The material below includes pictures; leave them out and return only the lines between the line containing "What D3.js code" and the line containing "const timeStep = 0.01648;", inclusive, word for word.

##### Information supplied #####

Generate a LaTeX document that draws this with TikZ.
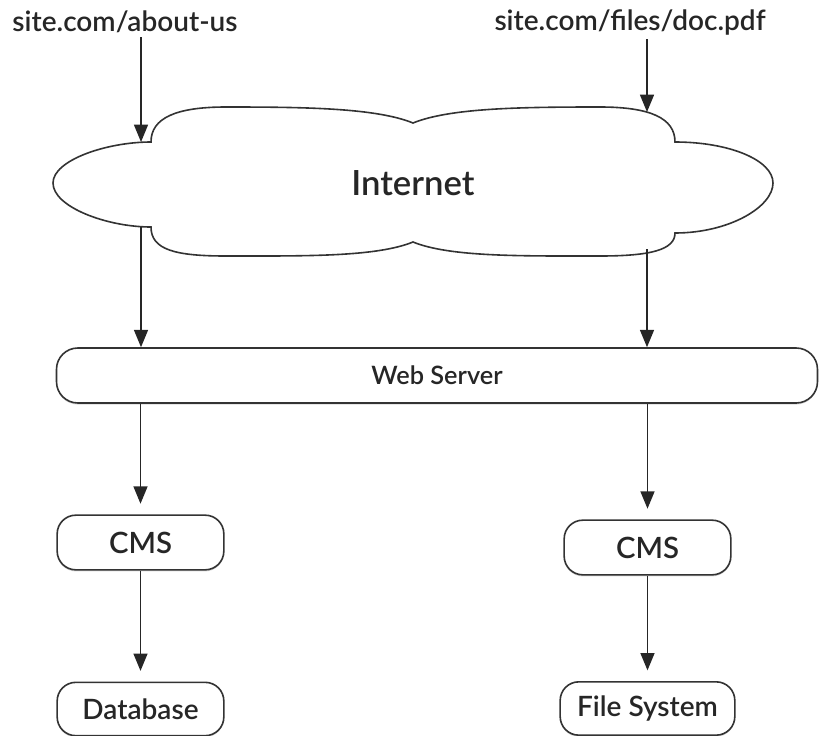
\documentclass[tikz,border=0pt]{standalone}
\usepackage{fontspec}
\setmainfont{Lato Semibold}
\usetikzlibrary{arrows.meta,shadows}

\tikzset{
  flow/.style={draw=black!85, line width=1.1pt, -{Triangle[length=13pt,width=10.5pt]}},
  pill/.style={draw=black!80, line width=1.2pt, rounded corners=14pt, fill=white, inner sep=0pt,
    text=black!85, font=\fontsize{21}{25}\selectfont,
    drop shadow={opacity=.3, shadow xshift=0pt, shadow yshift=-1.2pt}},
  url/.style={inner sep=3pt, text=black!85, font=\fontsize{21}{25}\selectfont},
}

\begin{document}
\begin{tikzpicture}[x=0.75pt,y=0.75pt,yscale=-1,xscale=1]
\useasboundingbox (0,0) rectangle (819,736);

%Shape: Cloud
\draw [draw=black!80, line width=1.2pt, fill=white] (53,183) .. controls (53,160) and (107,142) .. (151,142)
  .. controls (151,118) and (176,107) .. (226,107) .. controls (306,107) and (376,108) .. (413,123)
  .. controls (450,108) and (520,107) .. (600,107) .. controls (650,107) and (675,118) .. (675,142)
  .. controls (729,142) and (773,160) .. (773,183)
  .. controls (773,207) and (729,233) .. (675,233)
  .. controls (675,250) and (650,256) .. (600,256) .. controls (520,256) and (450,257) .. (413,242)
  .. controls (376,257) and (306,256) .. (226,256) .. controls (176,256) and (151,250) .. (151,227)
  .. controls (107,227) and (53,207) .. (53,183) -- cycle ;
\coordinate (inNW) at (141,142);
\coordinate (inNE) at (647,112);
\coordinate (inSW) at (141,227);
\coordinate (inSE) at (647,249);

% Text Node
\node (inet) at (413,183) [font=\fontsize{26}{30}\selectfont, text=black!85] {Internet};
% Text Node
\node [url] (urlA) at (125,22) {site.com/about-us};
% Text Node
\node [url] (urlB) at (630,22) {site.com/files/doc.pdf};

% Boxes
\node [pill, minimum width=570.75pt, minimum height=41.25pt, rounded corners=16pt,
  font=\fontsize{19}{23}\selectfont] (web) at (437,375.5) {Web Server};
\node [pill, minimum width=125pt, minimum height=41pt, font=\fontsize{22}{26}\selectfont] (cmsA) at (140.5,542.5) {CMS};
\node [pill, minimum width=125pt, minimum height=41pt, font=\fontsize{22}{26}\selectfont] (cmsB) at (647.5,547.5) {CMS};
\node [pill, minimum width=125pt, minimum height=40pt] (db) at (140.5,709) {Database};
\node [pill, minimum width=131pt, minimum height=40pt] (fs) at (647.5,708.5) {File System};

%Straight Lines
\draw [flow] (urlA.south -| inNW) -- (inNW) ;
\draw [flow] (urlB.south -| inNE) -- (inNE) ;
\draw [flow] (inSW) -- (inSW |- web.north) ;
\draw [flow] (inSE) -- (inSE |- web.north) ;
\draw [flow, shorten >=8pt] (cmsA |- web.south) -- (cmsA) ;
\draw [flow, shorten >=8pt] (cmsB |- web.south) -- (cmsB) ;
\draw [flow, shorten >=8pt] (cmsA) -- (db) ;
\draw [flow, shorten >=8pt] (cmsB) -- (fs) ;

\end{tikzpicture}
\end{document}
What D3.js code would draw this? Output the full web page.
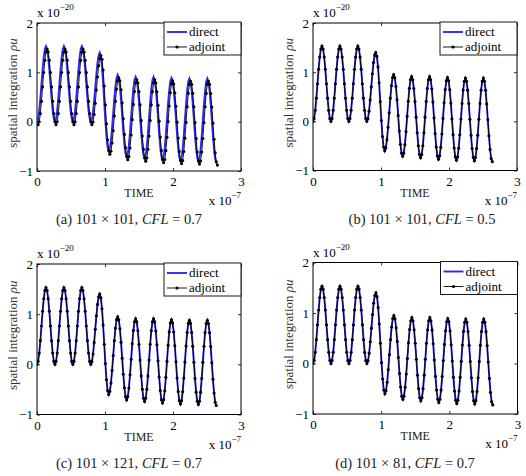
<!DOCTYPE html>
<html><head><meta charset="utf-8">
<script src="https://cdn.jsdelivr.net/npm/d3@7"></script>
<style>
body{margin:0;background:#fff}
svg text{font-family:"Liberation Serif","Times New Roman",Times,"DejaVu Serif",serif !important}
</style>
</head><body>
<svg id="chart" width="526" height="476"></svg>
<script>
// time between samples, in units of 1e-7
const timeStep = 0.01648;

// direct solution, spatial integration of rho*u (units 1e-20)
const direct = [
0, 0.058, 0.224, 0.472, 0.765, 1.058, 1.306, 1.472, 1.53,
1.472, 1.306, 1.058, 0.765, 0.472, 0.224, 0.058, 0,
0.058, 0.224, 0.472, 0.765, 1.058, 1.306, 1.472, 1.53,
1.472, 1.306, 1.058, 0.765, 0.472, 0.224, 0.058, 0,
0.058, 0.224, 0.472, 0.765, 1.058, 1.306, 1.472, 1.53,
1.472, 1.306, 1.058, 0.765, 0.472, 0.224, 0.058, 0,
0.053, 0.205, 0.432, 0.70, 0.968, 1.195, 1.347, 1.40,
1.324, 1.107, 0.783, 0.40, 0.017, -0.307, -0.524, -0.60,
-0.541, -0.373, -0.122, 0.175, 0.472, 0.723, 0.891, 0.95,
0.887, 0.707, 0.438, 0.12, -0.198, -0.467, -0.647, -0.71,
-0.648, -0.473, -0.210, 0.10, 0.410, 0.673, 0.848, 0.91,
0.847, 0.668, 0.401, 0.085, -0.231, -0.498, -0.677, -0.74,
-0.677, -0.498, -0.231, 0.085, 0.401, 0.668, 0.847, 0.91,
0.846, 0.664, 0.391, 0.07, -0.251, -0.524, -0.706, -0.77,
-0.707, -0.527, -0.258, 0.06, 0.378, 0.647, 0.827, 0.89,
0.826, 0.644, 0.371, 0.05, -0.271, -0.544, -0.726, -0.79,
-0.726, -0.546, -0.274, 0.045, 0.364, 0.636, 0.816, 0.88,
0.816, 0.634, 0.361, 0.04, -0.281, -0.554, -0.736, -0.80,
-0.736, -0.554, -0.281, 0.04, 0.361, 0.634, 0.816, 0.88,
0.815, 0.631, 0.355, 0.03, -0.295, -0.571, -0.755, -0.82
];

// adjoint, panel (a): lags the direct solution slightly and sits a bit lower
const adjointA = [
-0.06,
-0.06, -0.002, 0.164, 0.412, 0.705, 0.998, 1.246, 1.412, 1.47,
1.412, 1.246, 0.998, 0.705, 0.412, 0.164, -0.002, -0.06,
-0.002, 0.164, 0.412, 0.705, 0.998, 1.246, 1.412, 1.47,
1.412, 1.246, 0.998, 0.705, 0.412, 0.164, -0.002, -0.06,
-0.002, 0.164, 0.412, 0.705, 0.998, 1.246, 1.412, 1.47,
1.412, 1.246, 0.998, 0.705, 0.412, 0.164, -0.002, -0.06,
-0.007, 0.145, 0.372, 0.64, 0.908, 1.135, 1.287, 1.34,
1.264, 1.047, 0.723, 0.34, -0.043, -0.367, -0.584, -0.66,
-0.601, -0.433, -0.182, 0.115, 0.412, 0.663, 0.831, 0.89,
0.827, 0.647, 0.378, 0.06, -0.258, -0.527, -0.707, -0.77,
-0.708, -0.533, -0.27, 0.04, 0.35, 0.613, 0.788, 0.85,
0.787, 0.608, 0.341, 0.025, -0.291, -0.558, -0.737, -0.80,
-0.737, -0.558, -0.291, 0.025, 0.341, 0.608, 0.787, 0.85,
0.786, 0.604, 0.331, 0.01, -0.311, -0.584, -0.766, -0.83,
-0.767, -0.587, -0.318, 0.0, 0.318, 0.587, 0.767, 0.83,
0.766, 0.584, 0.311, -0.01, -0.331, -0.604, -0.786, -0.85,
-0.786, -0.606, -0.334, -0.015, 0.304, 0.576, 0.756, 0.82,
0.756, 0.574, 0.301, -0.02, -0.341, -0.614, -0.796, -0.86,
-0.796, -0.614, -0.341, -0.02, 0.301, 0.574, 0.756, 0.82,
0.755, 0.571, 0.295, -0.03, -0.355, -0.631, -0.815, -0.88
];

// adjoint for panels (b), (c), (d): read as coinciding with the direct curve
const adjointB = direct;
const adjointC = direct;
const adjointD = direct;

const xTicks = [0, 1, 2, 3];
const yTicks = [-1, 0, 1, 2];
const seriesNames = ["direct", "adjoint"];
const captionLetters = ["(a)", "(b)", "(c)", "(d)"];
const captionGrids = ["101 × 101", "101 × 101", "101 × 121", "101 × 81"];
const captionCFL = ["0.7", "0.5", "0.7", "0.7"];
const adjoints = [adjointA, adjointB, adjointC, adjointD];

const layouts = [
  {x0:37,  x1:241,   y0:23,    y1:171,   capX:129, capY:224},
  {x0:313, x1:517,   y0:23,    y1:170.5, capX:422, capY:224},
  {x0:37,  x1:241,   y0:264,   y1:414.5, capX:129, capY:468},
  {x0:313, x1:517.5, y0:262.5, y1:414,   capX:405, capY:468}
];

const FONT = '"Liberation Serif","Times New Roman",Times,"DejaVu Serif",serif';
const svg = d3.select("#chart");
const BLUE = "#2a2af5";

layouts.forEach((L, i) => {
  const x = d3.scaleLinear().domain([0, 3]).range([L.x0, L.x1]);
  const y = d3.scaleLinear().domain([-1, 2]).range([L.y1, L.y0]);
  const g = svg.append("g");

  const clipId = "clip" + i;
  svg.append("clipPath").attr("id", clipId).append("rect")
    .attr("x", L.x0).attr("y", L.y0).attr("width", L.x1 - L.x0).attr("height", L.y1 - L.y0);

  const line = d3.line().x((d, j) => x(j * timeStep)).y(d => y(d));
  const plot = g.append("g").attr("clip-path", `url(#${clipId})`);
  plot.append("path").datum(direct).attr("d", line)
    .attr("fill", "none").attr("stroke", BLUE).attr("stroke-width", 1.9);
  const adj = adjoints[i];
  plot.append("path").datum(adj).attr("d", line)
    .attr("fill", "none").attr("stroke", "#000").attr("stroke-width", 0.9);
  plot.selectAll("circle").data(adj).join("circle")
    .attr("cx", (d, j) => x(j * timeStep)).attr("cy", d => y(d))
    .attr("r", 1.55).attr("fill", "#000");

  // axes (ticks inside, box on)
  const fmt = d3.format("d");
  const ax = (gen) => gen.tickSizeOuter(0).tickSizeInner(-3);
  g.append("g").attr("transform", `translate(0,${L.y1})`)
    .call(ax(d3.axisBottom(x).tickValues(xTicks).tickFormat(fmt)).tickPadding(6));
  g.append("g").attr("transform", `translate(${L.x0},0)`)
    .call(ax(d3.axisLeft(y).tickValues(yTicks).tickFormat(fmt)).tickPadding(4));
  g.append("g").attr("transform", `translate(0,${L.y0})`)
    .call(ax(d3.axisTop(x).tickValues(xTicks).tickFormat("")));
  g.append("g").attr("transform", `translate(${L.x1},0)`)
    .call(ax(d3.axisRight(y).tickValues(yTicks).tickFormat("")));
  g.selectAll(".domain").remove();
  g.selectAll("g").attr("font-family", FONT);
  g.selectAll(".tick line").attr("stroke", "#000").attr("stroke-width", 0.8);
  g.selectAll(".tick text").attr("font-size", 13).style("font-family", FONT).attr("fill", "#000");
  g.append("rect").attr("x", L.x0).attr("y", L.y0)
    .attr("width", L.x1 - L.x0).attr("height", L.y1 - L.y0)
    .attr("fill", "none").attr("stroke", "#000").attr("stroke-width", 1);

  // exponent labels
  const e1 = g.append("text").attr("x", L.x0).attr("y", L.y0 - 6).attr("font-size", 13).style("font-family", FONT);
  e1.append("tspan").text("x 10");
  e1.append("tspan").attr("dy", -7).attr("font-size", 9).text("−20");
  const e2 = g.append("text").attr("x", L.x1).attr("y", L.y1 + 34)
    .attr("font-size", 13).attr("text-anchor", "end").style("font-family", FONT);
  e2.append("tspan").text("x 10");
  e2.append("tspan").attr("dy", -7).attr("font-size", 9).text("−7");

  // axis labels
  g.append("text").attr("x", (L.x0 + L.x1) / 2).attr("y", L.y1 + 26).style("font-family", FONT)
    .attr("text-anchor", "middle").attr("font-size", 12).attr("fill", "#222").text("TIME");
  const yl = g.append("text").style("font-family", FONT)
    .attr("transform", `translate(${L.x0 - 20},${(L.y0 + L.y1) / 2 - 4}) rotate(-90)`)
    .attr("text-anchor", "middle").attr("font-size", 13).attr("fill", "#333");
  yl.append("tspan").text("spatial integration ");
  yl.append("tspan").attr("font-style", "italic").text("ρu");

  // legend
  const lg = g.append("g").attr("transform", `translate(${L.x1 - 77},${L.y0 - 1})`);
  lg.append("rect").attr("width", 77).attr("height", 33)
    .attr("fill", "#fff").attr("stroke", "#000").attr("stroke-width", 0.9);
  seriesNames.forEach((name, k) => {
    const yy = 10 + k * 15;
    lg.append("line").attr("x1", 3).attr("x2", 23).attr("y1", yy).attr("y2", yy)
      .attr("stroke", k === 0 ? BLUE : "#000").attr("stroke-width", k === 0 ? 1.9 : 0.9);
    if (k === 1) lg.append("circle").attr("cx", 13).attr("cy", yy).attr("r", 1.6).attr("fill", "#000");
    lg.append("text").attr("x", 25).attr("y", yy + 4).attr("font-size", 13).style("font-family", FONT).text(name);
  });

  // caption
  const cap = svg.append("text").attr("x", L.capX).attr("y", L.capY).style("font-family", FONT)
    .attr("text-anchor", "middle").attr("font-size", 14.5).attr("fill", "#222");
  cap.append("tspan").text(`${captionLetters[i]} ${captionGrids[i]}, `);
  cap.append("tspan").attr("font-style", "italic").text("CFL");
  cap.append("tspan").text(` = ${captionCFL[i]}`);
});
</script>
</body></html>
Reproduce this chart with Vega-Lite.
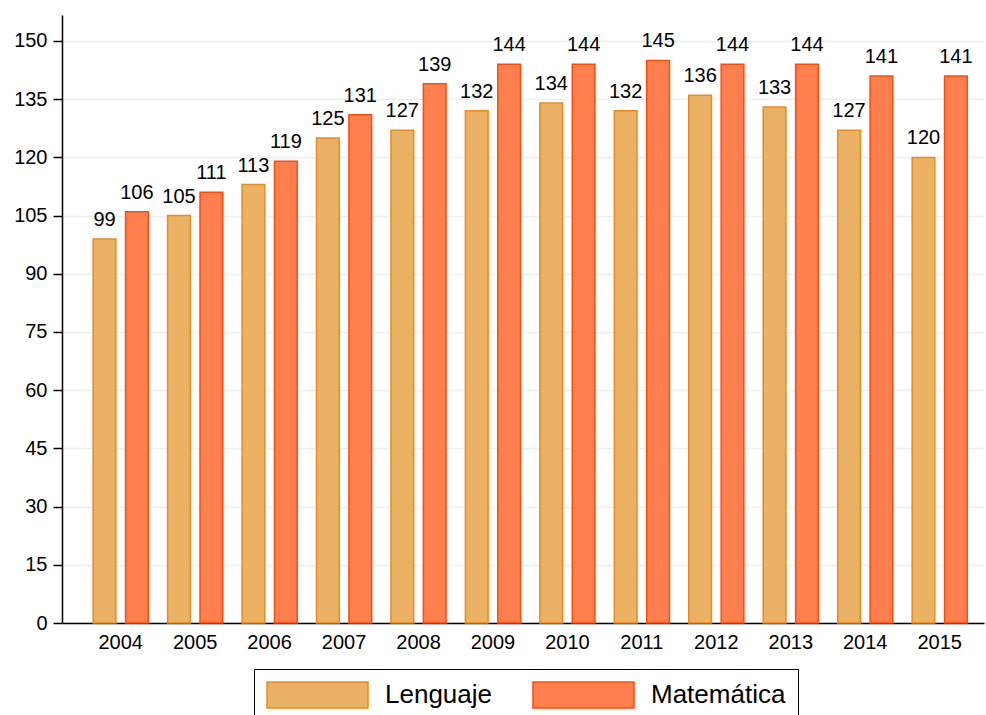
{
  "$schema": "https://vega.github.io/schema/vega-lite/v6.json",
  "autosize": "none",
  "padding": {"left": 62, "top": 15, "right": 2, "bottom": 92},
  "width": 922,
  "height": 608,
  "config": {
    "font": "Liberation Sans",
    "view": {"stroke": null},
    "axis": {"labelFontSize": 20, "labelColor": "black", "title": null, "domainColor": "black", "domainWidth": 1.5, "labelFont": "Liberation Sans"}
  },
  "data": {
    "values": [
      {"year": "2004", "series": "Lenguaje", "value": 99},
      {"year": "2005", "series": "Lenguaje", "value": 105},
      {"year": "2006", "series": "Lenguaje", "value": 113},
      {"year": "2007", "series": "Lenguaje", "value": 125},
      {"year": "2008", "series": "Lenguaje", "value": 127},
      {"year": "2009", "series": "Lenguaje", "value": 132},
      {"year": "2010", "series": "Lenguaje", "value": 134},
      {"year": "2011", "series": "Lenguaje", "value": 132},
      {"year": "2012", "series": "Lenguaje", "value": 136},
      {"year": "2013", "series": "Lenguaje", "value": 133},
      {"year": "2014", "series": "Lenguaje", "value": 127},
      {"year": "2015", "series": "Lenguaje", "value": 120},
      {"year": "2004", "series": "Matemática", "value": 106},
      {"year": "2005", "series": "Matemática", "value": 111},
      {"year": "2006", "series": "Matemática", "value": 119},
      {"year": "2007", "series": "Matemática", "value": 131},
      {"year": "2008", "series": "Matemática", "value": 139},
      {"year": "2009", "series": "Matemática", "value": 144},
      {"year": "2010", "series": "Matemática", "value": 144},
      {"year": "2011", "series": "Matemática", "value": 145},
      {"year": "2012", "series": "Matemática", "value": 144},
      {"year": "2013", "series": "Matemática", "value": 144},
      {"year": "2014", "series": "Matemática", "value": 141},
      {"year": "2015", "series": "Matemática", "value": 141}
    ]
  },
  "encoding": {
    "x": {
      "field": "year", "type": "nominal",
      "scale": {"paddingInner": 0.26, "paddingOuter": 0.322, "align": 0.65},
      "axis": {"ticks": false, "labelPadding": 9, "labelAngle": 0, "grid": false}
    },
    "xOffset": {"field": "series", "type": "nominal", "sort": ["Lenguaje", "Matemática"], "scale": {"paddingInner": 0.3}},
    "y": {
      "field": "value", "type": "quantitative",
      "scale": {"domain": [0, 156.7], "nice": false, "zero": true},
      "axis": {"values": [0, 15, 30, 45, 60, 75, 90, 105, 120, 135, 150], "grid": true, "gridColor": "#e8f0f2", "gridWidth": 1.5, "tickSize": 9, "tickColor": "black", "tickWidth": 1.5, "labelPadding": 6}
    }
  },
  "layer": [
    {
      "mark": {"type": "bar", "strokeWidth": 1.5},
      "encoding": {
        "fill": {
          "field": "series", "type": "nominal",
          "scale": {"domain": ["Lenguaje", "Matemática"], "range": ["#ebb164", "#ff7f4f"]},
          "legend": {
            "orient": "none", "legendX": 192, "legendY": 654, "direction": "horizontal",
            "title": null, "strokeColor": "black", "fillColor": "white",
            "padding": 12,
            "symbolType": "M-1,-1H6.77V1H-1Z", "symbolSize": 676, "symbolStrokeWidth": 1.5,
            "labelFontSize": 26, "labelColor": "black", "labelOffset": 91, "columnPadding": 38
          }
        },
        "stroke": {
          "field": "series", "type": "nominal",
          "scale": {"domain": ["Lenguaje", "Matemática"], "range": ["#e98b1d", "#ff4a0a"]}
        }
      }
    },
    {
      "mark": {"type": "text", "dy": -9, "baseline": "bottom", "fontSize": 20, "color": "black"},
      "encoding": {"text": {"field": "value", "type": "quantitative"}}
    }
  ]
}
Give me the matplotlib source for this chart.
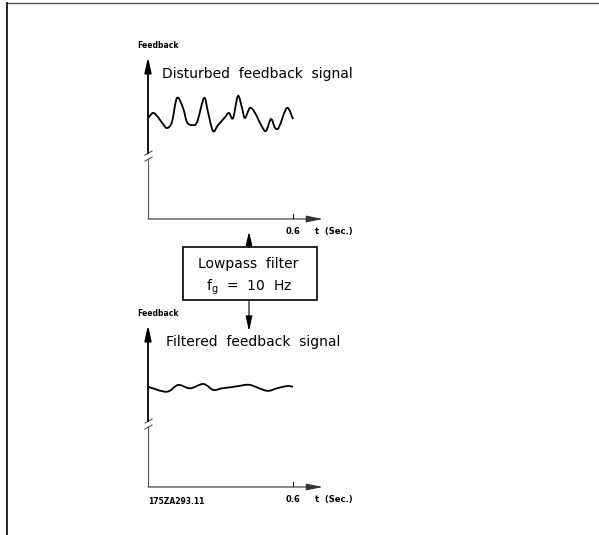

#####

Task response:
What D3.js code would draw this? Output the full web page.
<!DOCTYPE html>
<html><head><meta charset="utf-8">
<script src="https://cdn.jsdelivr.net/npm/d3@7"></script>
<style>
body{margin:0;background:#fff}
svg text{font-family:"Liberation Serif","Times New Roman",Times,"DejaVu Serif",serif !important}
</style>
</head><body>
<svg id="chart" width="526" height="476"></svg>
<script>
// time between samples, in units of 1e-7
const timeStep = 0.01648;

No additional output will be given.